My mother has often described her twenties as a time when she would vacuum her apartment multiple times a week and wax the kitchen floor every Saturday. She's always seemed to enjoy diving into that particular pool of nostalgia, staring off into the distance to imagine her dust-free windowsills and sparkling silver sink drains. I never understood how someone could be so turned on by a cleaning routine.

And then, yesterday, I came home from work and cleaned for five hours. It was great. After plowing through four loads of laundry and discovering where the funky smell in the kitchen came from (answer: moldy hamburger buns left over from the housewarming party), I felt peaceful.

I'm understanding, I think, where my mama was coming from. The life for which she reminisces is not necessarily a life of scrubbing floors on your hands and knees but of having enough time to take care of your shit, including the maintenance of your living space. I bet the same period of time in which she prioritized a well-vacuumed apartment was one where exercise, sleeping, and eating right were also honored. A time when she had the capacity to honor those priorities--and this is something to look back at fondly, to fight to maintain even as you learn to compromise.

So, if you're reading mom, I vow to never again snicker at your memories of clean living (especially because my birth probably threw all that balance out the window). My house will never be as clean as your standards dictate but I now understand your need for a routine as sane. And what's more, I see my recent crazy-busy week of letting the laundry pile up and the hamburger buns go moldy and working more hours than I care to admit as just what it is: crazy.

Tuesday, June 19, 2007

It turns out...

...that hedge clipping is the most fun I've had in a long time. It's the adult version of cutting off your Barbie's hair. I kept looking around like Really? I'm allowed to do this? I can just cut this branch off, alter the landscape, and no one can tell me not to? Awesome.
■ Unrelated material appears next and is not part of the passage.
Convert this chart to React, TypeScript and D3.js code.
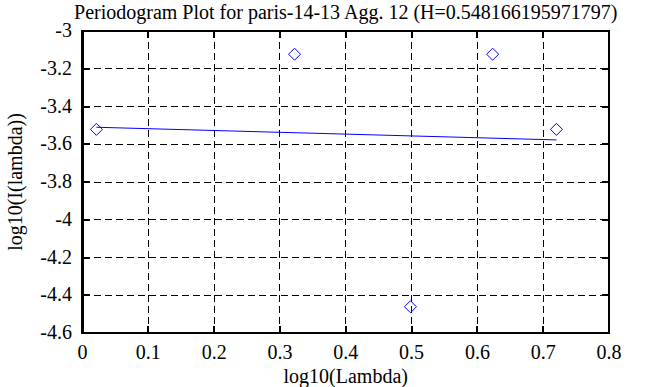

It also turns out that the next day, my forearms hurt so bad my arms shook when using the phone or lifting a coffee mug to my lips.

Friday, June 15, 2007

Scenes from my home office

So a couple weekends ago I put together a bookshelf for my office. It's from IKEA so you can either exclaim, "Ooo, I love IKEA--awesome!" or call me a yuppie behind my back. Or if you're Steve and Micaela, to my face.

Anyway, if you've ever put together furniture from IKEA you know that they include wordless instructions and a crapload of wooden pegs, non-screw screws, and a set of allen keys. The instruction packet also features a happy little man who mimes something like, "Call IKEA if you need help!"

What follows is my photographic evidence of the process--from start to stop, frustration to frustration, bruise to ultimate triumph:

Those damn pegs pissed me off, I thought I would die one or two times when they kept popping out. Instead I hit things and swore.

Sadly, my office doesn't look much cleaner than this now...

Can you feel the chaos evaporating from my life? The cube-shapes are crying, "Order! Cleanliness! Success!"

Of course I picked the hottest day of the week to tackle the project. I was sweating a lot and took breaks to rub ice cubes all over my face.

Battle wound: it grew bigger and is now a nice, faded yellow.

Ooo, getting closer.

I own you, bitch: when I finished I sat on top of the bookshelf so that it would know who's the boss.

Yuppie-ville, here I come! Look at those baskets, those file folders, those boxes--so lovely. Seriously, I'm really happy with how this came out and can't wait to get the rest of the office squared away. Onward!

Wednesday, June 13, 2007

Is this what happens when you buy a house?

I asked for hedge clippers for my birthday. Seriously.